Neither the spherical to subspherical shape or large size of the Moeraki Boulders is unique to them. Virtually identical spherical boulders, called Koutu Boulders, are found on the beaches, in the cliffs, and beneath the surface inland of the shore of Hokianga Harbour, North Island, New Zealand, between Koutu and Kauwhare points. Like the Moeraki Boulders, the Koutu Boulders are large, reaching 3 metres (10 ft) in diameter, and almost spherical. Similar boulder-size concretions, known as Katiki Boulders, are also found on the north-facing shore of Shag Point some 19 kilometres (12 mi) south of where the Moeraki Boulders are found. These concretions occur as both spherical cannonball concretions and flat, disk-shaped or oval concretions. Unlike the Moeraki boulders, some of these concretions contain the bones of mosasaurs and plesiosaurs. Similar large spherical concretions have been found in many other countries.
Composition
Detailed analysis of the fine-grained rock using optical mineralogy, X-ray crystallography, and electron microprobe has determined that the boulders consist of mud, fine silt and clay, cemented by calcite. The degree of cementation varies from being relatively weak in the interior of a boulder to quite hard at its outside rim. The outside rims of the larger boulders consist of as much as 10 to 20% calcite because the calcite not only tightly cements the silt and clay but has also replaced it to a significant degree.

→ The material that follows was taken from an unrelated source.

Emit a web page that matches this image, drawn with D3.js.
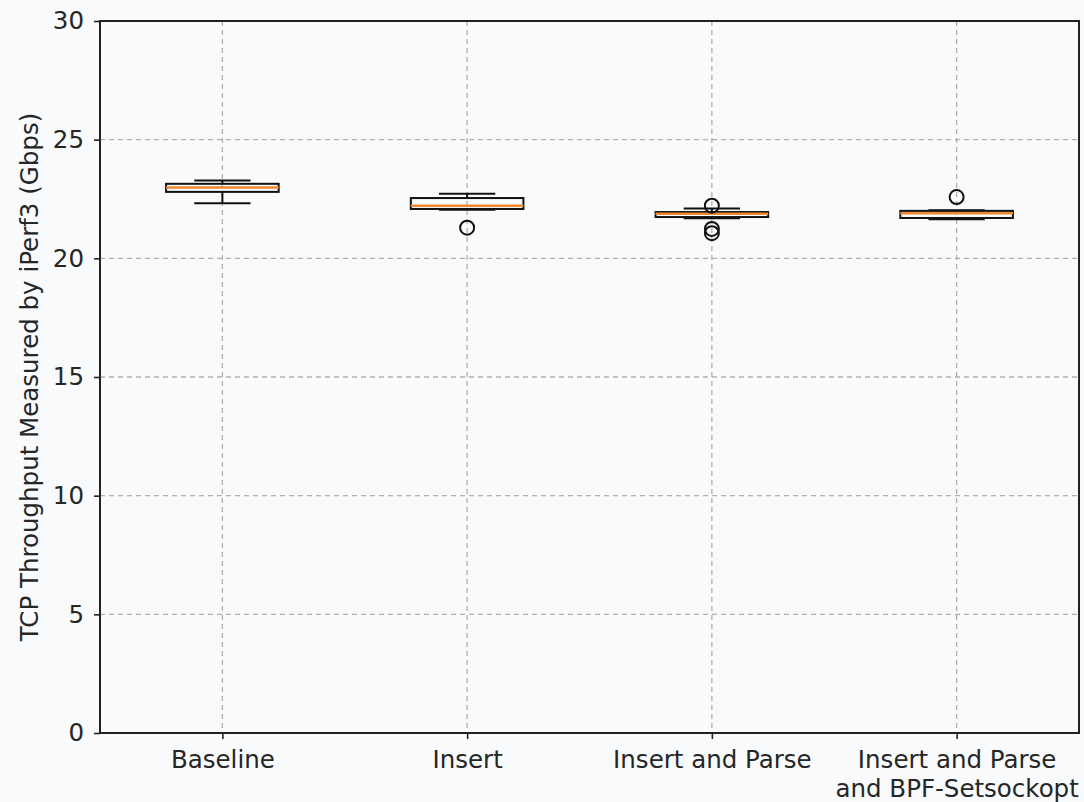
<!DOCTYPE html>
<html>
<head>
<meta charset="utf-8">
<script src="https://cdn.jsdelivr.net/npm/d3@7"></script>
<style>
  body { margin: 0; background: #f8fafc; }
  svg { display: block; font-family: "DejaVu Sans", sans-serif; }
</style>
</head>
<body>
<svg id="chart" width="1084" height="802"></svg>
<script>
// box statistics (Gbps)
const categories = ["Baseline", "Insert", "Insert and Parse", "Insert and Parse\nand BPF-Setsockopt"];
const whiskerLow = [22.32, 22.05, 21.69, 21.65];
const q1 = [22.80, 22.08, 21.74, 21.70];
const median = [22.98, 22.22, 21.88, 21.90];
const q3 = [23.14, 22.54, 21.95, 22.00];
const whiskerHigh = [23.28, 22.72, 22.10, 22.03];
const outliers = [[], [21.29], [22.22, 21.24, 21.06], [22.58]];
const yTicks = [0, 5, 10, 15, 20, 25, 30];

const svg = d3.select("#chart");
const mLeft = 100, mRight = 1079, mTop = 21, mBottom = 733;
const FONT = "DejaVu Sans";
const FS = 24.5;

// Create scales
var x = d3.scaleLinear().domain([0.5, 4.5]).range([mLeft, mRight]);
var y = d3.scaleLinear().domain([0, 30]).range([mBottom, mTop]);

svg.append("rect")
  .attr("x", mLeft).attr("y", mTop)
  .attr("width", mRight - mLeft).attr("height", mBottom - mTop)
  .attr("fill", "#f8fafc");

// grid
const grid = svg.append("g").attr("stroke", "#b0b0b0").attr("stroke-width", 1.3).attr("stroke-dasharray", "5,4");
grid.selectAll(".gy").data(yTicks).enter().append("line")
  .attr("x1", mLeft).attr("x2", mRight)
  .attr("y1", d => y(d)).attr("y2", d => y(d));
grid.selectAll(".gx").data(categories).enter().append("line")
  .attr("x1", (d, i) => x(i + 1)).attr("x2", (d, i) => x(i + 1))
  .attr("y1", mTop).attr("y2", mBottom);

// axes
var yAxis = d3.axisLeft(y).tickValues(yTicks).tickSize(6).tickPadding(10);
svg.append("g")
  .attr("transform", `translate(${mLeft},0)`)
  .call(yAxis)
  .attr("font-family", FONT).attr("font-size", FS)
  .call(g => g.select(".domain").remove())
  .call(g => g.selectAll("line").attr("stroke", "#222").attr("stroke-width", 1.6))
  .call(g => g.selectAll("text").attr("fill", "#262626"));

var xAxis = d3.axisBottom(x).tickValues([1, 2, 3, 4]).tickSize(6).tickPadding(12)
  .tickFormat(d => categories[d - 1]);
const xg = svg.append("g")
  .attr("transform", `translate(0,${mBottom})`)
  .call(xAxis)
  .attr("font-family", FONT).attr("font-size", FS)
  .call(g => g.select(".domain").remove())
  .call(g => g.selectAll("line").attr("stroke", "#222").attr("stroke-width", 1.6));
xg.selectAll("text")
  .attr("fill", "#262626")
  .each(function(d) {
    const t = d3.select(this);
    const lines = categories[d - 1].split("\n");
    t.text(null);
    lines.forEach((s, k) => {
      t.append("tspan").attr("x", 0).attr("dy", k === 0 ? "0.71em" : "1.16em").text(s);
    });
  })
  .attr("dy", null);

// frame
svg.append("rect")
  .attr("x", mLeft).attr("y", mTop)
  .attr("width", mRight - mLeft).attr("height", mBottom - mTop)
  .attr("fill", "none").attr("stroke", "#222").attr("stroke-width", 2);

// y label
svg.append("text")
  .attr("transform", `translate(31,${(mTop + mBottom) / 2}) rotate(-90)`)
  .attr("text-anchor", "middle")
  .attr("dominant-baseline", "middle")
  .attr("font-family", FONT).attr("font-size", FS).attr("fill", "#262626")
  .text("TCP Throughput Measured by iPerf3 (Gbps)");

// boxes
const boxW = x(1.23) - x(1);
const capW = boxW / 2;
const boxes = svg.append("g");
categories.forEach((c, i) => {
  const cx = x(i + 1);
  const g = boxes.append("g").attr("stroke", "#111").attr("stroke-width", 2).attr("fill", "none");
  g.append("line").attr("x1", cx).attr("x2", cx).attr("y1", y(whiskerHigh[i])).attr("y2", y(q3[i]));
  g.append("line").attr("x1", cx).attr("x2", cx).attr("y1", y(q1[i])).attr("y2", y(whiskerLow[i]));
  g.append("line").attr("x1", cx - capW).attr("x2", cx + capW).attr("y1", y(whiskerHigh[i])).attr("y2", y(whiskerHigh[i]));
  g.append("line").attr("x1", cx - capW).attr("x2", cx + capW).attr("y1", y(whiskerLow[i])).attr("y2", y(whiskerLow[i]));
  g.append("rect")
    .attr("x", cx - boxW).attr("y", y(q3[i]))
    .attr("width", boxW * 2).attr("height", y(q1[i]) - y(q3[i]));
  g.append("line").attr("stroke", "#f08a30").attr("stroke-width", 2.5)
    .attr("x1", cx - boxW).attr("x2", cx + boxW).attr("y1", y(median[i])).attr("y2", y(median[i]));
  g.selectAll("circle").data(outliers[i]).enter().append("circle")
    .attr("cx", cx).attr("cy", d => y(d)).attr("r", 7);
});
</script>
</body>
</html>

The rock comprising the bulk of a boulder is riddled with large cracks called septaria that radiate outward from a hollow core lined with scalenohedral calcite crystals. The process or processes that created septaria within Moeraki Boulders, and in other septarian concretions, remain an unresolved matter for which a number of possible explanations have been proposed. These cracks radiate and thin outward from the centre of the typical boulder and are typically filled with an outer (early stage) layer of brown calcite and an inner (late stage) layer of yellow calcite spar, which often, but not always, completely fills the cracks. Rare Moeraki Boulders have a very thin innermost (latest stage) layer of dolomite and quartz covering the yellow calcite spar.
The composition of the Moeraki Boulders and the septaria that they contain are typical of, often virtually identical to, septarian concretions that have been found in exposures of sedimentary rocks in New Zealand and elsewhere. Smaller but otherwise very similar septarian concretions are found within exposures of sedimentary rocks elsewhere in New Zealand. Similar septarian concretions have been found in the Kimmeridge Clay and Oxford Clay of England, and at many other locations worldwide.
Origin The Moeraki Boulders are concretions created by the cementation of the Paleocene mudstone of the Moeraki Formation, from which they have been exhumed by coastal erosion. The main body of the boulders started forming in what was then marine mud, near the surface of the Paleocene seafloor. This is demonstrated by studies of their composition; specifically the magnesium and iron content, and stable isotopes of oxygen and carbon. Their spherical shape indicates that the source of calcium was mass diffusion, as opposed to fluid flow. The larger boulders, 2 metres (6.6 ft) in diameter, are estimated to have taken 4 to 5.5 million years to grow while 10 to 50 metres (33 to 164 ft) of marine mud accumulated on the seafloor above them. After the concretions formed, large cracks known as septaria formed in them. Brown calcite, yellow calcite, and small amounts of dolomite and quartz progressively filled these cracks when a sea level drop allowed fresh groundwater to flow through the mudstone enclosing them.
In 1848, Walter Mantell sketched the beach and its boulders, more numerous than now. The picture is now in the Alexander Turnbull Library in Wellington.